Wow! fabulous poem WW.

well-wisher | November 14, 2010 - 13:15

Thanks, Shoe. I think it's important to write anti-establishment type literature because I think we're in a more conservative, right-wing age and I think it's going to get a lot worse before the next big revolution (I mean a 60's style artistic/cultural revolution) comes.

I also think that internet writers, like the ones on ABCtales, could be at the forefront of that revolution.

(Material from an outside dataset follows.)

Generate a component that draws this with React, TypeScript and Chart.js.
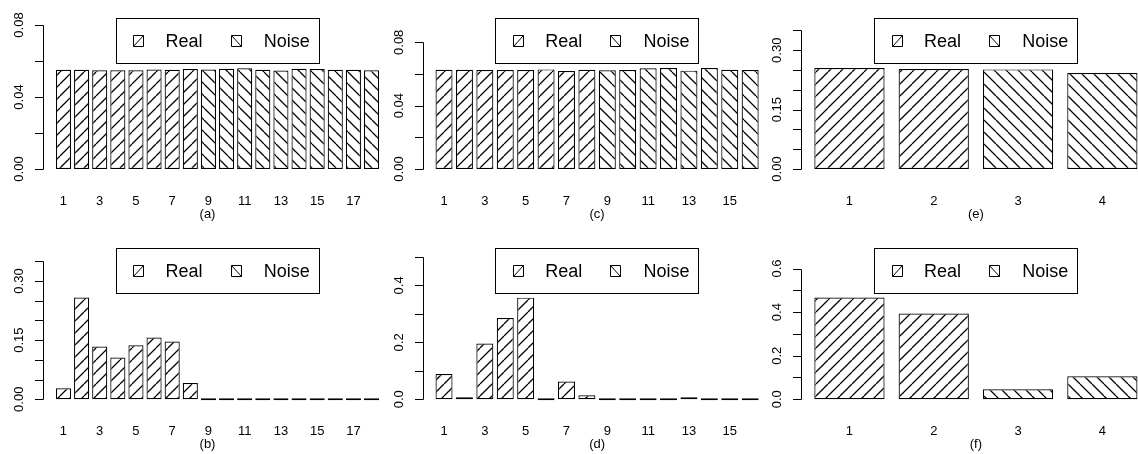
import React, { useEffect, useRef } from 'react';
import { Chart, registerables } from 'chart.js';

Chart.register(...registerables);

// ---------------- data ----------------
const categoriesA = ['1','2','3','4','5','6','7','8','9','10','11','12','13','14','15','16','17','18'];
const valuesA = [0.0551, 0.0551, 0.0549, 0.0549, 0.0549, 0.0553, 0.0551, 0.0555, 0.0553, 0.0557, 0.0560, 0.0551, 0.0547, 0.0557, 0.0555, 0.0551, 0.0551, 0.0549];
const realCountA = 8;
const xLabelsA = ['1','3','5','7','9','11','13','15','17'];
const yTicksA = [0, 0.02, 0.04, 0.06, 0.08];
const yLabelsA = ['0.00', '0.04', '0.08'];
const yLabelValsA = [0, 0.04, 0.08];
const yMaxA = 0.0805;

const categoriesC = ['1','2','3','4','5','6','7','8','9','10','11','12','13','14','15','16'];
const valuesC = [0.0627, 0.0627, 0.0625, 0.0625, 0.0625, 0.0629, 0.0619, 0.0627, 0.0623, 0.0625, 0.0636, 0.0638, 0.0621, 0.0638, 0.0627, 0.0625];
const realCountC = 8;
const xLabelsC = ['1','3','5','7','9','11','13','15'];
const yTicksC = [0, 0.02, 0.04, 0.06, 0.08];
const yLabelsC = ['0.00', '0.04', '0.08'];
const yLabelValsC = [0, 0.04, 0.08];
const yMaxC = 0.0915;

const categoriesE = ['1','2','3','4'];
const valuesE = [0.2549, 0.2524, 0.2516, 0.2423];
const realCountE = 2;
const xLabelsE = ['1','2','3','4'];
const yTicksE = [0, 0.05, 0.10, 0.15, 0.20, 0.25, 0.30, 0.35];
const yLabelsE = ['0.00', '0.15', '0.30'];
const yLabelValsE = [0, 0.15, 0.30];
const yMaxE = 0.366;

const categoriesB = ['1','2','3','4','5','6','7','8','9','10','11','12','13','14','15','16','17','18'];
const valuesB = [0.0279, 0.2578, 0.1336, 0.1057, 0.1370, 0.1564, 0.1463, 0.0414, 0, 0, 0, 0, 0, 0, 0, 0, 0, 0];
const realCountB = 8;
const xLabelsB = ['1','3','5','7','9','11','13','15','17'];
const yTicksB = [0, 0.05, 0.10, 0.15, 0.20, 0.25, 0.30, 0.35];
const yLabelsB = ['0.00', '0.15', '0.30'];
const yLabelValsB = [0, 0.15, 0.30];
const yMaxB = 0.3696;

const categoriesD = ['1','2','3','4','5','6','7','8','9','10','11','12','13','14','15','16'];
const valuesD = [0.089, 0.004, 0.1956, 0.2857, 0.357, 0, 0.062, 0.014, 0, 0, 0, 0, 0.002, 0, 0, 0];
const realCountD = 8;
const xLabelsD = ['1','3','5','7','9','11','13','15'];
const yTicksD = [0, 0.1, 0.2, 0.3, 0.4, 0.5];
const yLabelsD = ['0.0', '0.2', '0.4'];
const yLabelValsD = [0, 0.2, 0.4];
const yMaxD = 0.512;

const categoriesF = ['1','2','3','4'];
const valuesF = [0.4668, 0.3934, 0.0459, 0.1056];
const realCountF = 2;
const xLabelsF = ['1','2','3','4'];
const yTicksF = [0, 0.1, 0.2, 0.3, 0.4, 0.5, 0.6];
const yLabelsF = ['0.0', '0.2', '0.4', '0.6'];
const yLabelValsF = [0, 0.2, 0.4, 0.6];
const yMaxF = 0.669;

const seriesNames = ['Real', 'Noise'];

// ---------------- layout ----------------
const PAGE_W = 1138;
const PAGE_H = 454;
const CANVAS_W = 1170;
const COL_X = [0, 379.6, 758.4];
const SUB_SHIFT = [-10, 0, 0];
const ROW_TOP = [18.3, 247.7];
const ROW_BOTTOM = [174.8, 405.1];
const AXIS_OFFSET = 43;
const PLOT_W = 349;
const FONT = '"Liberation Sans", Arimo, Arial, sans-serif';
const AXIS_FONT_PX = 13;

type PanelCfg = {
  tag: string; col: number; row: number;
  cats: string[]; values: number[]; realCount: number; xLabels: string[];
  yTicks: number[]; yLabels: string[]; yLabelVals: number[]; yMax: number;
};

const panels: PanelCfg[] = [
  { tag: '(a)', col: 0, row: 0, cats: categoriesA, values: valuesA, realCount: realCountA, xLabels: xLabelsA, yTicks: yTicksA, yLabels: yLabelsA, yLabelVals: yLabelValsA, yMax: yMaxA },
  { tag: '(c)', col: 1, row: 0, cats: categoriesC, values: valuesC, realCount: realCountC, xLabels: xLabelsC, yTicks: yTicksC, yLabels: yLabelsC, yLabelVals: yLabelValsC, yMax: yMaxC },
  { tag: '(e)', col: 2, row: 0, cats: categoriesE, values: valuesE, realCount: realCountE, xLabels: xLabelsE, yTicks: yTicksE, yLabels: yLabelsE, yLabelVals: yLabelValsE, yMax: yMaxE },
  { tag: '(b)', col: 0, row: 1, cats: categoriesB, values: valuesB, realCount: realCountB, xLabels: xLabelsB, yTicks: yTicksB, yLabels: yLabelsB, yLabelVals: yLabelValsB, yMax: yMaxB },
  { tag: '(d)', col: 1, row: 1, cats: categoriesD, values: valuesD, realCount: realCountD, xLabels: xLabelsD, yTicks: yTicksD, yLabels: yLabelsD, yLabelVals: yLabelValsD, yMax: yMaxD },
  { tag: '(f)', col: 2, row: 1, cats: categoriesF, values: valuesF, realCount: realCountF, xLabels: xLabelsF, yTicks: yTicksF, yLabels: yLabelsF, yLabelVals: yLabelValsF, yMax: yMaxF },
];

function makeHatch(dir: number): CanvasPattern | string {
  const s = 12;
  const c = document.createElement('canvas');
  c.width = s; c.height = s;
  const g = c.getContext('2d');
  if (!g) return '#fff';
  g.fillStyle = '#fff';
  g.fillRect(0, 0, s, s);
  g.strokeStyle = '#000';
  g.lineWidth = 1.25;
  g.beginPath();
  for (const o of [-s, 0, s]) {
    if (dir > 0) { g.moveTo(o, s); g.lineTo(o + s, 0); }
    else { g.moveTo(o, 0); g.lineTo(o + s, s); }
  }
  g.stroke();
  return g.createPattern(c, 'repeat') || '#fff';
}

const rStylePlugin = {
  id: 'rStyle',
  afterDatasetsDraw(chart: any, _args: any, opts: any) {
    const ctx: CanvasRenderingContext2D = chart.ctx;
    const ys = chart.scales.y;
    const xs = chart.scales.x;
    const plotLeft: number = opts.plotLeft;
    const plotRight: number = opts.plotRight;
    const plotTop: number = opts.plotTop;
    const plotBottom: number = opts.plotBottom;
    ctx.save();
    ctx.strokeStyle = '#000';
    ctx.fillStyle = '#000';
    ctx.lineWidth = 1;

    // y axis (R style)
    const ax = Math.round(plotLeft) + 0.5;
    const tps: number[] = opts.yTicks.map((v: number) => ys.getPixelForValue(v));
    ctx.beginPath();
    ctx.moveTo(ax, Math.round(tps[0]) + 0.5);
    ctx.lineTo(ax, Math.round(tps[tps.length - 1]) + 0.5);
    tps.forEach((p) => {
      const yy = Math.round(p) + 0.5;
      ctx.moveTo(ax, yy);
      ctx.lineTo(ax - 8.5, yy);
    });
    ctx.stroke();

    ctx.font = `${AXIS_FONT_PX}px ${FONT}`;
    (opts.yLabelVals as number[]).forEach((v, i) => {
      const p = ys.getPixelForValue(v);
      ctx.save();
      ctx.translate(ax - 21, p);
      ctx.rotate(-Math.PI / 2);
      ctx.textAlign = 'center';
      ctx.textBaseline = 'alphabetic';
      ctx.fillText(opts.yLabels[i], 0, 0);
      ctx.restore();
    });

    // x labels
    ctx.textAlign = 'center';
    ctx.textBaseline = 'alphabetic';
    const cats: string[] = chart.data.labels;
    cats.forEach((c, i) => {
      if ((opts.xLabels as string[]).includes(c)) {
        ctx.fillText(c, xs.getPixelForValue(i), plotBottom + 30);
      }
    });

    // sub label
    const cx = (plotLeft + plotRight) / 2;
    ctx.fillText(opts.tag, cx + opts.subShift, plotBottom + 43);

    // legend
    const bw = 203.3, bh = 45;
    const bx = cx - bw / 2;
    ctx.fillStyle = '#fff';
    ctx.fillRect(bx, plotTop, bw, bh);
    ctx.fillStyle = '#000';
    ctx.strokeRect(Math.round(bx) + 0.5, Math.round(plotTop) + 0.5, Math.round(bw), Math.round(bh));
    const midY = plotTop + bh / 2;
    const keyX = [bx + 17.3, bx + 115];
    const txtX = [bx + 49.7, bx + 148];
    ctx.font = `18px ${FONT}`;
    ctx.textAlign = 'left';
    (opts.names as string[]).forEach((nm, k) => {
      const kx = Math.round(keyX[k]) + 0.5;
      const ky = Math.round(midY - 5.5) + 0.5;
      const kw = 10, kh = 11;
      ctx.beginPath();
      ctx.rect(kx, ky, kw, kh);
      if (k === 0) { ctx.moveTo(kx, ky + kh); ctx.lineTo(kx + kw, ky); }
      else { ctx.moveTo(kx, ky); ctx.lineTo(kx + kw, ky + kh); }
      ctx.stroke();
      ctx.fillText(nm, txtX[k], midY + 6.4);
    });
    ctx.restore();
  },
};

function Panel({ cfg }: { cfg: PanelCfg }) {
  const ref = useRef<HTMLCanvasElement>(null);
  useEffect(() => {
    const canvas = ref.current;
    if (!canvas) return;
    const n = cfg.cats.length;
    const plotLeft = COL_X[cfg.col] + AXIS_OFFSET;
    const plotRight = plotLeft + PLOT_W;
    const plotTop = ROW_TOP[cfg.row];
    const plotBottom = ROW_BOTTOM[cfg.row];
    const span = 1.2 * n - 0.2;
    const unit = PLOT_W / (1.08 * span);
    const xmin = 0.2 - 0.04 * span;
    const chartLeft = plotLeft + (0.1 - xmin) * unit;
    const chartWidth = 1.2 * n * unit;

    const realPat = makeHatch(1);
    const noisePat = makeHatch(-1);
    const realData = cfg.values.map((v, i) => (i < cfg.realCount ? v : null));
    const noiseData = cfg.values.map((v, i) => (i >= cfg.realCount ? v : null));

    const common = { borderColor: '#000', borderWidth: 1.2, borderSkipped: false, minBarLength: 2, grouped: false, categoryPercentage: 1, barPercentage: 1 / 1.2 };
    const chart = new Chart(canvas, {
      type: 'bar',
      data: {
        labels: cfg.cats,
        datasets: [
          { label: seriesNames[0], data: realData as any, backgroundColor: realPat as any, ...common } as any,
          { label: seriesNames[1], data: noiseData as any, backgroundColor: noisePat as any, ...common } as any,
        ],
      },
      options: {
        responsive: false,
        animation: false,
        devicePixelRatio: 1,
        events: [],
        layout: {
          padding: {
            left: chartLeft,
            right: CANVAS_W - (chartLeft + chartWidth),
            top: plotTop,
            bottom: PAGE_H - plotBottom,
          },
        },
        scales: {
          x: { type: 'category', display: false, offset: true },
          y: { type: 'linear', display: false, min: -0.04 * cfg.yMax, max: 1.04 * cfg.yMax },
        },
        plugins: {
          legend: { display: false },
          tooltip: { enabled: false },
          title: { display: false },
          rStyle: {
            plotLeft, plotRight, plotTop, plotBottom, subShift: SUB_SHIFT[cfg.col],
            yTicks: cfg.yTicks, yLabels: cfg.yLabels, yLabelVals: cfg.yLabelVals,
            xLabels: cfg.xLabels, tag: cfg.tag, names: seriesNames,
          },
        } as any,
      },
      plugins: [rStylePlugin as any],
    });
    return () => chart.destroy();
  }, [cfg]);
  return (
    <canvas
      ref={ref}
      width={CANVAS_W}
      height={PAGE_H}
      style={{ position: 'absolute', left: 0, top: 0, width: CANVAS_W, height: PAGE_H }}
    />
  );
}

export default function App() {
  return (
    <div style={{ position: 'absolute', left: 0, top: 0, width: PAGE_W, height: PAGE_H, overflow: 'hidden', background: '#fff' }}>
      {panels.map((p) => (
        <Panel key={p.tag} cfg={p} />
      ))}
    </div>
  );
}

Kahdai | November 15, 2010 - 13:59

This is a wonderful poem well-wisher, I had to look up about autumn leaves, now thats a lovely line :) & ooh at revolution comment! K x

well-wisher | November 15, 2010 - 20:39

Thanks, Kahdai. I tried to make it complicated, like a T.S. Eliot poem, with allusions to other texts; for example, there's a reference to "Pericles Funeral Oration" in the last verse because "Pericles Funeral Oration" has been used as a model by modern political speech writers when writing speeches dealing with the mourning of the war dead.

Kahdai | November 16, 2010 - 19:58

well thats brilliant! :) what part is that? K

well-wisher | November 17, 2010 - 18:14

In his funeral oration, Pericles says "The Whole Earth is the tomb of famous men".

I changed that into "Famous Spring, the womb of the whole earth" because Spring is celebrated (by poets and artists) and thus could be called 'famous' but, unlike famous soldiers, spring is famous for life rather than killing and dying.

Kahdai | November 18, 2010 - 12:28

Yes I suppose spring is new life and I read a poem once about a mass grave from a war people grew poppies on them.